O que faz falta – dizia a canção – é animar a malta. Não há dúvida que é isso que faz falta. A animação atingiu o grau zero da escrita e se algum entusiasmo ainda campeia entre as hostis estupidificadas pelas ideologias concorrentes isso dever-se-á fundamentalmente à escala de inteligências.
Quer a leste, quer a oeste, ou seja, quer nas hostes dos social-democratas e socialistas, quer nas hostes dos governamentais falta a convicção, falta a seriedade, falta a decisão de vencer e de realizar, enfim, falta a concepção do mundo e da vida. Todos discutem, todos relativizam, todos decidem, todos contestam. Estamos longe da disciplina partidária, estamos longe do funcionamento da hierarquia, estamos longe de uma responsabilidade partidária que dê garantias na área do Estado. Continuamos, realmente, no vasto lodo da mediocridade. E nem sequer estamos no bucólio tempo de Virgílio e dos romanos agrícolas, apreciadores dos sóbrios prazeres campestres.
A cedência tornou-se a norma para toda a sociedade politica, civil e religiosa. Os partidos cedem as crenças para os arranjos caducos; as Igrejas confabulam-se para destruir os ritos e apertar as mãos em nome de um Cristo feito à imagem e semelhança dos homens vendidos; as instituições abrem-se à permissividade porque é mau a escolha de competências e o rigor cria caracteres desviados e anormais.

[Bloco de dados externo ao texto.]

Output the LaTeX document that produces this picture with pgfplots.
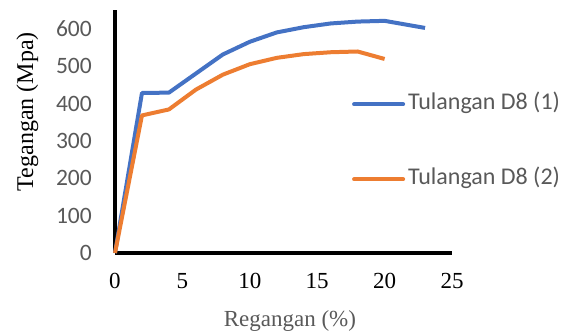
\documentclass[border=0pt]{standalone}
\usepackage{pgfplots}
\pgfplotsset{compat=1.18}
\usepackage{fontspec}
\setmainfont{Liberation Serif}
\newfontfamily\calibri{Carlito}

\definecolor{xlblue}{HTML}{4472C4}
\definecolor{xlorange}{HTML}{ED7D31}
\definecolor{xlgray}{HTML}{595959}

% Stress-strain data for the two D8 bars
\pgfplotstableread{
x y
0 0
2 428
4 429
6 480
8 531
10 565
12 590
14 604
16 614
18 619
20 621
23 602
}\barone
\pgfplotstableread{
x y
0 0
2 368
4 384
6 437
8 477
10 505
12 522
14 532
16 537
18 539
20 519
}\bartwo

\begin{document}
\begin{tikzpicture}
\begin{axis}[
  name=ax,
  scale only axis,
  width=337pt, height=243pt,
  xmin=0, xmax=25, ymin=0, ymax=650,
  axis x line*=bottom, axis y line*=left,
  axis line style={black, line width=3.5pt, -},
  xtick={0,5,...,25}, ytick={0,100,...,600},
  major tick length=0pt,
  tick style={draw=none},
  clip=false,
  /pgf/number format/assume math mode=true,
  yticklabel style={font=\calibri\fontsize{23.5}{27}\selectfont, text=xlgray, inner sep=0pt, anchor=east, xshift=-23pt},
  xticklabel style={font=\fontsize{23}{27}\selectfont, text=black, inner sep=0pt, anchor=north, yshift=-20pt},
  xlabel={Regangan (\%)},
  ylabel={Tegangan (Mpa)},
  xlabel style={font=\fontsize{23}{27}\selectfont, text=xlgray, at={(axis description cs:0.519,-0.3045)}, anchor=base, inner sep=0pt},
  ylabel style={font=\fontsize{24}{28}\selectfont, text=black, at={(axis description cs:-0.2433,0.582)}, anchor=base, inner sep=0pt},
  legend cell align=left,
  legend style={draw=none, fill=none, inner sep=0pt, row sep=54pt,
    at={(axis description cs:0.703,0.457)}, anchor=west,
    font=\calibri\fontsize{24}{28}\selectfont, text=xlgray,
    nodes={inner sep=0pt, text height=16pt, text depth=5pt},
    column sep=3pt},
  legend image code/.code={\draw[#1, line cap=round] (2pt,0pt) -- (51pt,0pt);},
]
\addplot[xlblue, line width=4pt, line join=round] table[x=x,y=y] {\barone};
\addlegendentry{Tulangan D8 (1)}
\addplot[xlorange, line width=4pt, line join=round] table[x=x,y=y] {\bartwo};
\addlegendentry{Tulangan D8 (2)}
\end{axis}
\pgfresetboundingbox
\path ([shift={(-115pt,-78pt)}]ax.south west) rectangle ([shift={(119pt,10pt)}]ax.north east);
\end{tikzpicture}
\end{document}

E tudo é lindo e bom, como no paraíso, antes de Eva comer a maça e Adão comer Eva.
No entanto, a todos, falta muito. Os que comeram a maçã não têm ideologia capaz e mobilizadora das massas. O comunismo fenou-se e não há futuro para ele, a não ser o futuro que lhe assegure o domínio armado. O socialismo divide-se e enfraquece na doutrina, e como é lógico fortifica-se nos dividendos. A social-democracia, de tão vaga e ambígua, acaba por ser aquilo que cada membro afirma e vive a título pessoal, debilitada na teoria, incompreendida nos fins. Os centrismos e outros devaneios direitistas, velhos ou novos, deparam-se com problemas sérios do século XXI para os quais é necessário uma argucia e uma firmeza que o pântano não pode oferecer. O pântano é o lugar dos sapos, dos lagartos e do ar viciado, o centro, no saboroso considerar dos mestres da Revolução Francesa. A figura de Pilatos, e lavador de mãos, ou a figura compreensível do homem que tinha de ir enterrar o pai.
O ano de 2012 destacou-se pela fraqueza ideológica e doutrinal em todos os sectores concorrentes. Nenhum esforço sério foi feito a nível de teorização ou massificação e isto, quer pelo cansaço dos responsáveis, quer pela ineficácia e impreparação dos políticos contemporâneos. É o que temos.
As ideologias permanecem ao nível de 1974 a 81, como se o tempo não tivesse passado com o seu desgaste, numa mera tradução das teses alemãs, americanas, francesas, russas e inglesas. E isso é tremendo. É horrível porque não mobiliza, ou seja, não tem eco no eleitorado desencantado com a política, com os políticos desacreditados. É horrível porque não têm adaptação e conduzem a diagnósticos falsos. É tremendo, porque apenas dizem respeito a um conjunto de pessoas que se podem contar, não interessando de facto à massa dos cidadãos.
Sem sublinhar o diagnóstico de Fernandez de la Mora no seu Crepúsculo das Ideologias, dá a sensação que as que se debatem em Portugal são verdadeiramente crepusculares, e cada vez mais crepusculares.


ESGOTAMENTO IDEOLÓGICO
A incapacidade de organizar uma ideologia de massas, mobilizadora e actual, solicitante e eficaz, é um dos traços da presente conjuntura. É também por aqui que se constata a evolução crepuscular das ideologias presentes, e o beco sem saída em que desembocaram os partidos.
As apostas concentram-se no comiceirismo barato, nas universidades partidárias de verão, nos ataques saloios, nas rivalidades pessoais, num fulanismo que nunca abandonou a área portuguesa e que é um nome mais delicado para aquilo que outrora se conhecia pela designação de caciquismo.
Na verdade, as ideologias esgotam-se perante os problemas quotidianos. Os seres pensantes não são suficientemente pensantes para elaborar as ideologias recebidas ou herdadas. As bases, conhecem uns rudimentos que servem para o quotidiano mas que são manifestamente insuficientes para o debate e enfrentamento.
Deste modo, enquanto há graves problemas para resolver, os problemas nacionais continuam a consistir em questões de família, em birras, em desobediências partidárias, em rebeldias, em agravos e ofensas, em espírito próprio de quem deveria ter já adquirido a indiferença.
A constatação fundamental é que não há ideologia disciplinadora de partido, salvo a comunista. As outras constatações são meros corolários. E enquanto se andar assim, na ambiguidade e na incerteza, no pragmatismo de definição pessoal, a política nacional andará obrigatoriamente submetida a um limite: o da mediocridade, a sabedoria da maçã, e políticos sem ética e moral, apesar da qualidade do fato e gravata.